Fiorina L. : « Je me sens encore plus gilet jaune ! Je ne peux pas imaginer que toutes ces personnes soient blessées pour rien… »
Fiorina L., 20 ans, a perdu un œil dans une manifestation des gilets jaunes, le 8 décembre dernier, après avoir reçu une grenade lacrymogène lancée par un policier.
Elle raconte et analyse les faits au micro de Boulevard Voltaire.
Comment allez-vous, aujourd’hui ?
Ça va de mieux en mieux. La fatigue est encore là, mais je me remets tout doucement.
Pouvez-vous rappeler au lecteur de Boulevard Voltaire les circonstances de votre blessure ?
Nous étions en haut des Champs-Élysées, aux alentours de 14 h. C’était assez calme jusqu’au moment où les casseurs ont commencé à vandaliser une boutique de l’autre côté de l’avenue. Les policiers ont alors commencé à charger afin de laisser passer les pompiers pour éteindre le feu qui avait été déclenché par les casseurs.
Nous étions une centaine de gilets jaunes à la gauche des policiers. C’était très calme de notre côté. Ils ont commencé à lancer des gaz lacrymogènes. Je n’ai plus trop de souvenirs, mais je me suis pris un tir tendu de grenade lacrymogène dans l’œil gauche. À ce moment-là, je me suis complètement écroulée.
Dans quel état d’esprit êtes-vous, aujourd’hui ?
Je ne suis pas en colère contre les policiers, mais un peu contre le policier qui a tiré volontairement.
Ils se sont préparés pendant cinq minutes avant de charger. Ce n’était donc pas un tir décidé au dernier moment, dans l’urgence. J’estime que c’était volontaire et réfléchi.
En revanche, contre la police en général, je ne suis pas en colère. Certes, un policier a peut-être mal fait son travail, mais son geste ne représente pas toute la police.

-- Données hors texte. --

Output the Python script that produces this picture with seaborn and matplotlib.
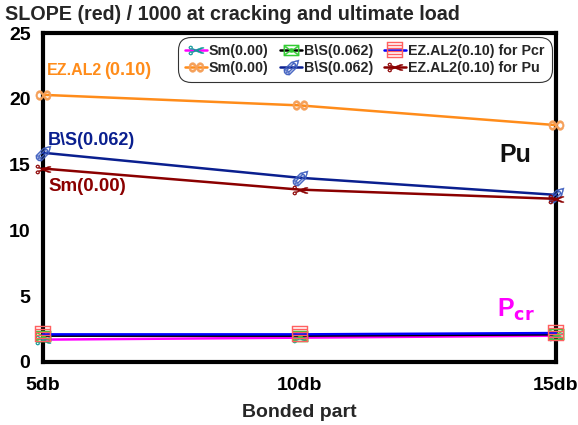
import matplotlib
matplotlib.use("Agg")
import matplotlib.pyplot as plt
import seaborn as sns
import pandas as pd

sns.set_theme(style="white")
plt.rcParams["font.family"] = ["Liberation Sans", "DejaVu Sans"]
plt.rcParams["font.weight"] = "bold"

# bonded part categories
positions = ["5db", "10db", "15db"]

# slope / 1000 at cracking load (Pcr)
pcr_sm = [1.7, 1.85, 2.0]
pcr_bs = [2.0, 2.0, 2.1]
pcr_ez = [2.1, 2.1, 2.2]

# slope / 1000 at ultimate load (Pu)
pu_orange = [20.3, 19.5, 18.0]
pu_navy = [15.9, 14.0, 12.7]
pu_red = [14.7, 13.1, 12.4]

legend_labels = ["Sm(0.00)", "Sm(0.00)", "B\\S(0.062)", "B\\S(0.062)",
                 "EZ.AL2(0.10) for Pcr", "EZ.AL2(0.10) for Pu"]

series = [
    # values, line colour, marker, marker colour, label
    (pcr_sm, "#ff00ff", "$\u2702$", "#0f9a9a", legend_labels[0]),
    (pu_orange, "#ff8c1a", "$\u221e$", "#f5a05a", legend_labels[1]),
    (pcr_bs, "#000000", "$\u2709$", "#33cc33", legend_labels[2]),
    (pu_navy, "#0a1f8f", "$\u2710$", "#4060c0", legend_labels[3]),
    (pcr_ez, "#0000ff", "$\u25a4$", "#ff6060", legend_labels[4]),
    (pu_red, "#8b0000", "$\u2702$", "#8b0000", legend_labels[5]),
]

fig = plt.figure(figsize=(5.78, 4.25), dpi=100)
ax = fig.add_axes([43 / 578, 1 - 362 / 425, (556 - 43) / 578, (362 - 33) / 425])

xs = list(range(len(positions)))
for vals, lc, mk, mc, lab in series:
    df = pd.DataFrame({"x": xs, "y": vals})
    sns.lineplot(data=df, x="x", y="y", ax=ax, color=lc, lw=1.8,
                 marker=mk, markersize=11, markeredgewidth=0.3,
                 markerfacecolor=mc, markeredgecolor=mc,
                 label=lab, clip_on=False, zorder=3)

ax.set_xlim(0, 2)
ax.set_ylim(0, 25)
ax.set_xticks(xs)
ax.set_xticklabels(positions)
ax.set_yticks([0, 5, 10, 15, 20, 25])
ax.tick_params(axis="both", labelsize=14, length=6, width=1, colors="#333333",
               direction="inout", labelcolor="black")
for lab in ax.get_xticklabels() + ax.get_yticklabels():
    lab.set_fontweight("bold")
ax.tick_params(axis="x", pad=8)
ax.tick_params(axis="y", pad=6)
ax.set_xlabel("Bonded part", fontsize=14, fontweight="bold", labelpad=7)
ax.set_ylabel("")
for sp in ax.spines.values():
    sp.set_visible(True)
    sp.set_color("black")
    sp.set_linewidth(3)

fig.text(5 / 578, 1 - 15 / 425, "SLOPE (red) / 1000 at cracking and ultimate load",
         fontsize=14.2, fontweight="bold", va="center", ha="left")

leg = ax.legend(loc="upper right", ncol=3, fontsize=10.3, frameon=True,
                fancybox=True, edgecolor="black", handlelength=1.5,
                handletextpad=0.15, columnspacing=0.8, labelspacing=0.15,
                borderpad=0.3, bbox_to_anchor=(1.0, 1.0))
leg.get_frame().set_linewidth(0.8)
leg.get_frame().set_boxstyle("round,pad=0.2,rounding_size=0.9")
for t in leg.get_texts():
    t.set_fontweight("bold")

ax.text(0.015, 21.8, "EZ.AL2", color="#ff8c1a", fontsize=11.5, fontweight="bold")
ax.text(0.24, 21.8, "(0.10)", color="#ff8c1a", fontsize=13, fontweight="bold")
ax.text(0.02, 16.5, "B\\S(0.062)", color="#0a1f8f", fontsize=13, fontweight="bold")
ax.text(0.02, 13.0, "Sm(0.00)", color="#8b0000", fontsize=13.5, fontweight="bold")
ax.text(1.78, 15.2, "Pu", color="#111111", fontsize=18, fontweight="bold")
ax.text(1.77, 3.4, "P$_{\\mathbf{cr}}$", color="#ff00ff", fontsize=18, fontweight="bold")

fig.savefig("out.png", dpi=100)
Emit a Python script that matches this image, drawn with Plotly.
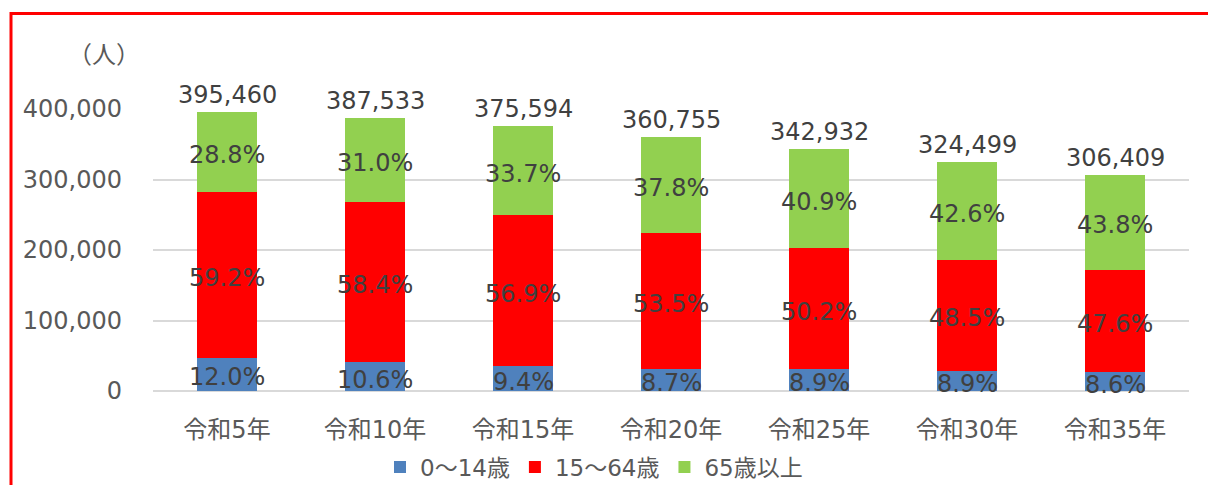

Une cagnotte a été ouverte en ligne pour couvrir vos soins et vous permettre de continuer votre vie. Comment avez-vous accueilli cette initiative ?
Au début, je n’ai pas trop réalisé. Cette initiative m’a surprise sur le moment. Je remercie vraiment tous les participants. Cela me touche profondément.
Cette cagnotte m’a, pour l’instant, servi à régler les frais engendrés pour me rendre à l’hôpital en taxi et en ambulance. Les frais doivent être avancés avant d’être remboursés.
Je suis vraiment très touchée par ces dons. Je pense faire un don, grâce à cette cagnotte, pour la recherche médicale.
Après ce que vous avez vécu, vous sentez-vous encore gilet jaune ? Le combat continue-t-il encore ?
Je me sens davantage gilet jaune qu’avant. Je suis, aujourd’hui, réellement concernée et indignée de voir tous ces blessés. Il faut continuer la lutte pacifiquement et ne pas baisser les bras. Je ne peux pas imaginer que toutes ces personnes soient blessées pour rien. Il faut vraiment continuer le combat tous ensemble.
Vous avez malheureusement perdu un œil suite à ce tir de grenade lacrymogène.
Aviez-vous conscience, en vous rendant à cette manifestation, que de telles violences pouvaient vous arriver ?
C’était ma toute première manifestation. J’y avais pensé, mais pas à ce point-là. J’ai été étonnée. Je savais que, lors des manifestations, il y avait toujours des dangers, mais je ne pensais pas à ce point-là. Je ne m’attendais pas à perdre un œil, surtout venant de la police. Je partais quand même avec l’idée qu’il pouvait y avoir de la bagarre. J’ai été très surprise par la violence.